By a "Theme" we mean a restricted topic created and managed by a member of Taos-Telecommunity who has an "passion" for this topic and wishes to communicate with others who seriously share the same interest.
An example of an existing Theme is the "Ecology Picture of the Week," or EPOW page which has been developed by Cave member, Dr. Bruce Marcot, an Ecologist living in the Pacific Northwest but who also travels around the World visiting various Ecological sensitive areas such as sites in India, Russia as well as in the Pacific Northwest. This theme has become a global resource available to both the serious scholar and the casual observer.
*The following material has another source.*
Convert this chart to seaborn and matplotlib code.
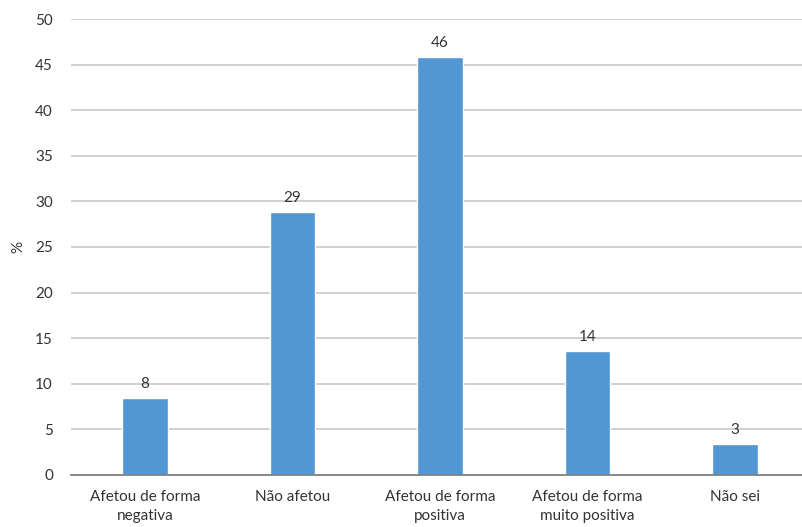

In addition, this theme has been provided a user-friendly (eMail) discussion list, called "Ecotalk," so that serious Ecological discussions can take place between participants.
To this end, Taos-Telecommunity seeks senior, professional and experienced people at both local and global levels who can provide a sense of "community" and global awareness for the participants. Web space, and a Theme eMail-discussion list are freely offered to Theme managers --professional or amateur experts-- who are able to participate .. and feel that they can represent their chosen Theme, globally.
Taos-Telecommunity is meant to be different. It is an activity that provides access to expert knowledge in a theme area. The Themes of Taos-Telecommunity provide a web resource that can be used by others to enhance community activities and educational processes. It is meant to be grounded in local experiences and in the Senior and Professionals experiences in the Humanities and Sciences. It is meant to become an environment for all participants to develop their own passion for a particular Theme.
Taos-Telecommunity is non-commercial and not meant to be competitive with existing community organizations and foundations. (and .. concurrently it is not meant to be competitive with existing educational methods or programs in community schools and colleges). Rather it will seek out knowledgeable professionals from these groups to create and support programs beneficial to the participants and, by using the Web, to other communities at large.
Several years ago, a group of Taos residents --later to become known as "The Cave"-- began meeting informally to discuss a wide variety of topics in the sciences and humanities. These topics have ranged from "Missing Matter in the Universe," and "Harmonics in Science" to "Ascetics" and "The Philosophy C.S. Pierce." The participants have been retired senior Scientists, Creative Artists, Business people from the Town of Taos, Fellows from the Wurlitzer Foundation and visitors from Santa Fe, New Mexico. Each participant brought with them strong interests in other areas of the Sciences and Humanities and provided deep insight in their own profession to others.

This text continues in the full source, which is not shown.